Please send your answers either directly on the blog site as comments, or to me at alokgoyal_2001@yahoo.com. If you like the puzzle, please share it with others. If you have interesting puzzles to share, please send them to me at my e-mail given above.
Happy dining…with the right dish!
1. Let N be the number of people sitting around the circular dining table. 2. Define a metric ‘d’ as the distance between a person and his entree in say the clockwise direction. For e.g. if a person’s entree is located in front of the next person sitting on his left (clockwise) then ‘d’ = 1, if it is located in front of 2nd person to his left then ‘d’ = 2 and so on. 3. Compute the ‘d’ value for each person.

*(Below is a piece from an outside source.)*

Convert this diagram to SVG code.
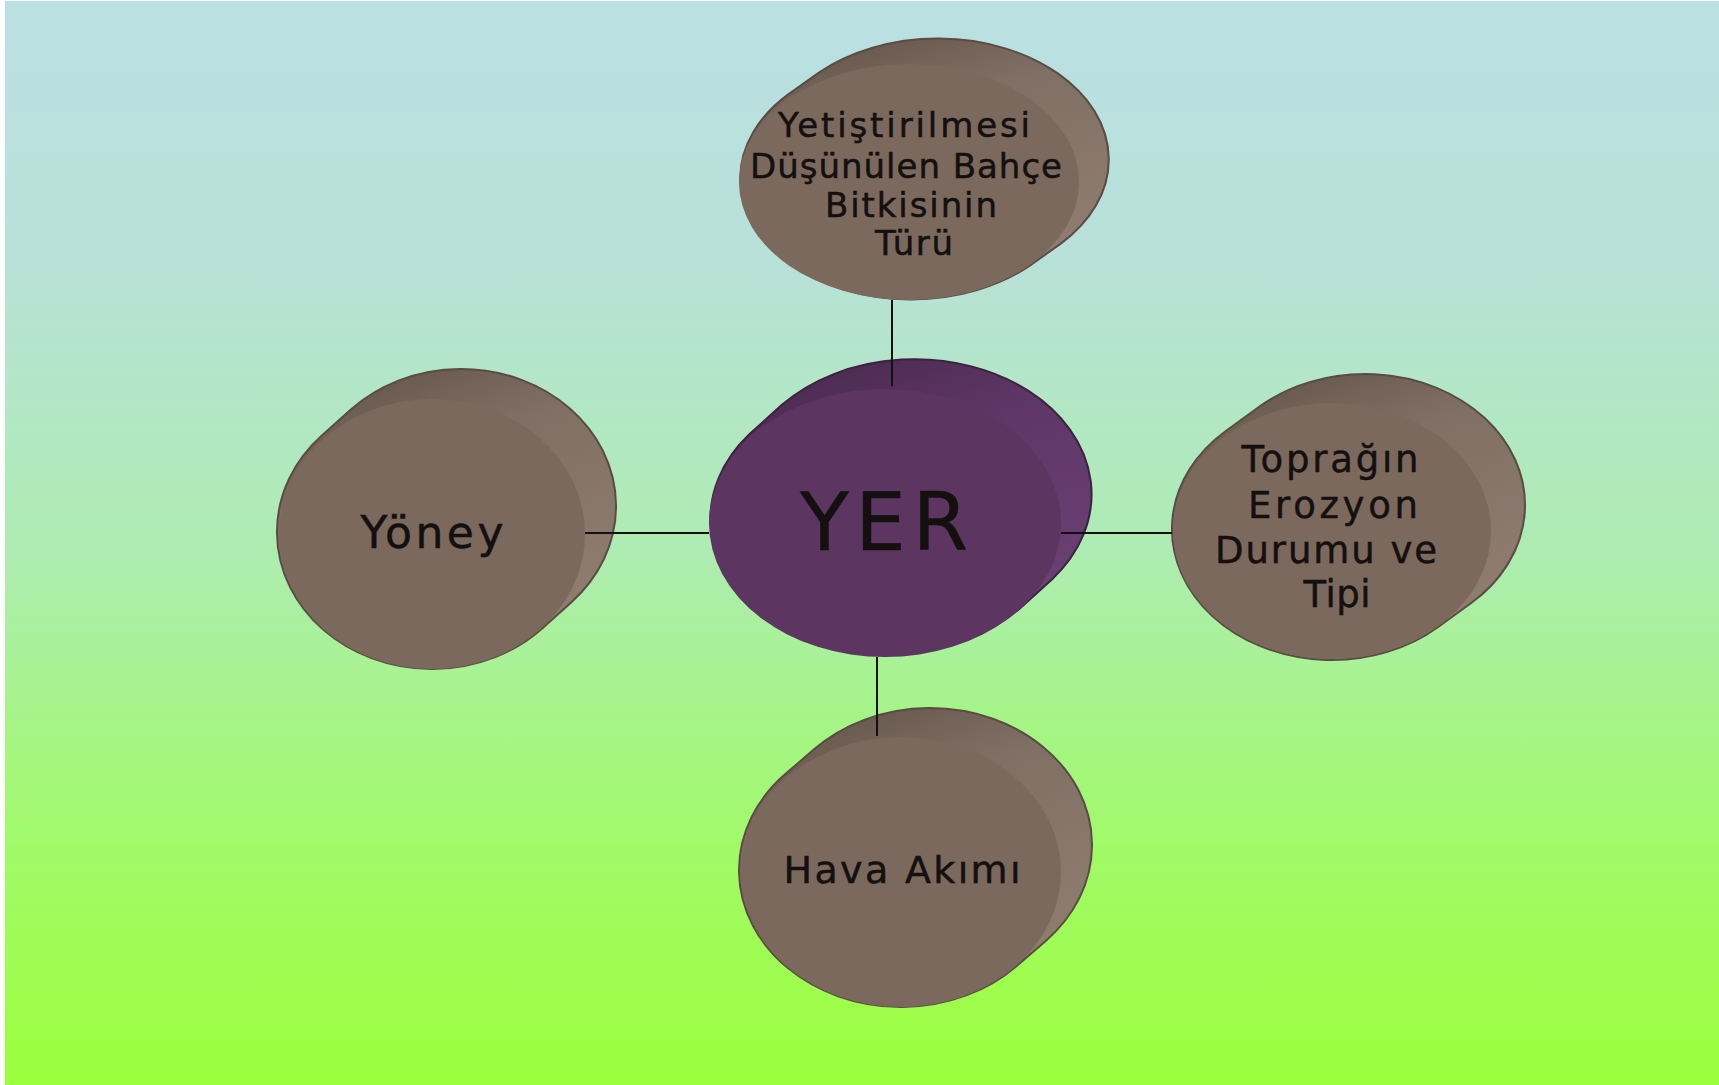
<svg xmlns="http://www.w3.org/2000/svg" width="1719" height="1085" viewBox="0 0 1719 1085">
  <defs>
    <linearGradient id="bg" x1="0" y1="0" x2="0" y2="1">
      <stop offset="0" stop-color="#bae0e2"/>
      <stop offset="0.23" stop-color="#b8e1d9"/>
      <stop offset="0.5" stop-color="#aeecb3"/>
      <stop offset="0.78" stop-color="#a0fa68"/>
      <stop offset="1" stop-color="#9cff3c"/>
    </linearGradient>
    <!-- disc rim, dark along the top, lighter towards the lower right -->
    <linearGradient id="rimBrown" x1="0.3" y1="0" x2="0.75" y2="1">
      <stop offset="0" stop-color="#66574d"/>
      <stop offset="0.3" stop-color="#806f64"/>
      <stop offset="1" stop-color="#928072"/>
    </linearGradient>
    <linearGradient id="rimPurple" x1="0.3" y1="0" x2="0.75" y2="1">
      <stop offset="0" stop-color="#4a2a4e"/>
      <stop offset="0.3" stop-color="#5e3666"/>
      <stop offset="1" stop-color="#6e4376"/>
    </linearGradient>
  </defs>
  <style>
    .rim-b { fill: url(#rimBrown); stroke: #5a4c43; stroke-width: 2; }
    .rim-p { fill: url(#rimPurple); stroke: #3c2240; stroke-width: 2; }
    .face-b { fill: #7b695d; }
    .face-p { fill: #5c3661; }
    .lbl { font-family: "DejaVu Sans", "Liberation Sans", sans-serif; fill: #141010; text-anchor: middle; stroke: #141010; stroke-width: 0.5; }
    .conn { stroke: #111; stroke-width: 2; fill: none; }
  </style>

  <!-- backdrop -->
  <rect x="5" y="1" width="1714" height="1084" fill="url(#bg)"/>

  <!-- top: plant type -->
  <g id="node-bitki-turu">
    <path class="rim-b" d="M787.9,94.6 L818.9,72.6 A171,121 0 0 1 1061.1,243.4 L1030.1,265.4 A171,121 0 0 1 787.9,94.6 Z"/>
    <ellipse class="face-b" cx="909" cy="182" rx="170" ry="118"/>
    <text class="lbl" font-size="34" x="904" y="137" textLength="252" lengthAdjust="spacing">Yetiştirilmesi</text>
    <text class="lbl" font-size="34" x="906" y="178" textLength="312" lengthAdjust="spacing">Düşünülen Bahçe</text>
    <text class="lbl" font-size="34" x="911" y="217" textLength="172" lengthAdjust="spacing">Bitkisinin</text>
    <text class="lbl" font-size="34" x="914" y="255" textLength="78" lengthAdjust="spacing">Türü</text>
  </g>

  <!-- left: aspect -->
  <g id="node-yoney">
    <path class="rim-b" d="M321.6,435.8 L350.6,409.8 A155,137 0 0 1 571.4,602.2 L542.4,628.2 A155,137 0 0 1 321.6,435.8 Z"/>
    <ellipse class="face-b" cx="432" cy="534" rx="153" ry="135"/>
    <text class="lbl" font-size="44" x="432" y="548" textLength="143" lengthAdjust="spacing">Yöney</text>
  </g>

  <!-- right: soil erosion -->
  <g id="node-erozyon">
    <path class="rim-b" d="M1225.8,431 L1258.8,407 A160,131 0 0 1 1471.2,603 L1438.2,627 A160,131 0 0 1 1225.8,431 Z"/>
    <ellipse class="face-b" cx="1332" cy="531" rx="159" ry="128"/>
    <text class="lbl" font-size="37" x="1330" y="472" textLength="177" lengthAdjust="spacing">Toprağın</text>
    <text class="lbl" font-size="37" x="1333" y="518" textLength="170" lengthAdjust="spacing">Erozyon</text>
    <text class="lbl" font-size="37" x="1326" y="563" textLength="222" lengthAdjust="spacing">Durumu ve</text>
    <text class="lbl" font-size="37" x="1337" y="607" textLength="67" lengthAdjust="spacing">Tipi</text>
  </g>

  <!-- bottom: air flow -->
  <g id="node-hava-akimi">
    <path class="rim-b" d="M785.3,774.1 L814.3,749.1 A162,137 0 0 1 1045.7,940.9 L1016.7,965.9 A162,137 0 0 1 785.3,774.1 Z"/>
    <ellipse class="face-b" cx="901" cy="872" rx="160" ry="135"/>
    <text class="lbl" font-size="38" x="902" y="883" textLength="237" lengthAdjust="spacing">Hava Akımı</text>
  </g>

  <!-- centre: YER -->
  <g id="node-yer">
    <path class="rim-p" d="M749.6,434.1 L781.6,405.1 A177,135 0 0 1 1052.4,578.9 L1020.4,607.9 A177,135 0 0 1 749.6,434.1 Z"/>
    <ellipse class="face-p" cx="885" cy="523" rx="176" ry="134"/>
    <text class="lbl" font-size="80" x="884" y="550" textLength="168" lengthAdjust="spacing" stroke-width="2">YER</text>
  </g>

  <!-- connectors -->
  <g id="connectors">
    <line class="conn" x1="892" y1="300" x2="892" y2="386"/>
    <line class="conn" x1="877" y1="657" x2="877" y2="736"/>
    <line class="conn" x1="585" y1="533" x2="709" y2="533"/>
    <line class="conn" x1="1061" y1="533" x2="1172" y2="533"/>
  </g>
</svg>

The minimum value of ‘d’ is 1 (not 0 since no person is facing his entree) The maximum possible value of ‘d’ is N-1 4. Since there are N persons and N-1 possible values of ‘d’, at least 2 persons will have the same ‘d’. 5. By rotating the dining table by ‘d’ in the counter clockwise direction, these 2 persons can be made to face their entree
Regards Narasimha Pai
Let there be “n” people at the restaurant. Each of the “n” people can be served their correct entrée simply by rotating the circular platform till the person gets the correct entrée.
A person is at the distance “k” from his food if it takes “k” rotations for the food to get to that person. We can define one rotation as rotating the circular platform by one position in the anti-clockwise direction i.e. food moves one place to the right.
It is important to observe that no person can be at a distance more than n-1 from his/her food; since after n rotations the platform is back to its initial position.
Let \[ d_k \] denote the number of people at a distance k from their food.
\[ d_0 = 0 \] since no person has been given the right entrée.
Also \[ d_1 + d_2 + … + d_{n-1} = n \] since the total number of people is n.
Since n-1 non negative integers add up to n atleast one of them is > 2 i.e. \exists k : \[ d_k > 2 \]
In other words there are n people and n-1 non trivial rotations and by Pigeon Hole Principle some rotation must match atleast two people with their correct entrée. Therefore, rotating the circular platform so as to move it by k positions will have atleast 2 people in front of the food they ordered.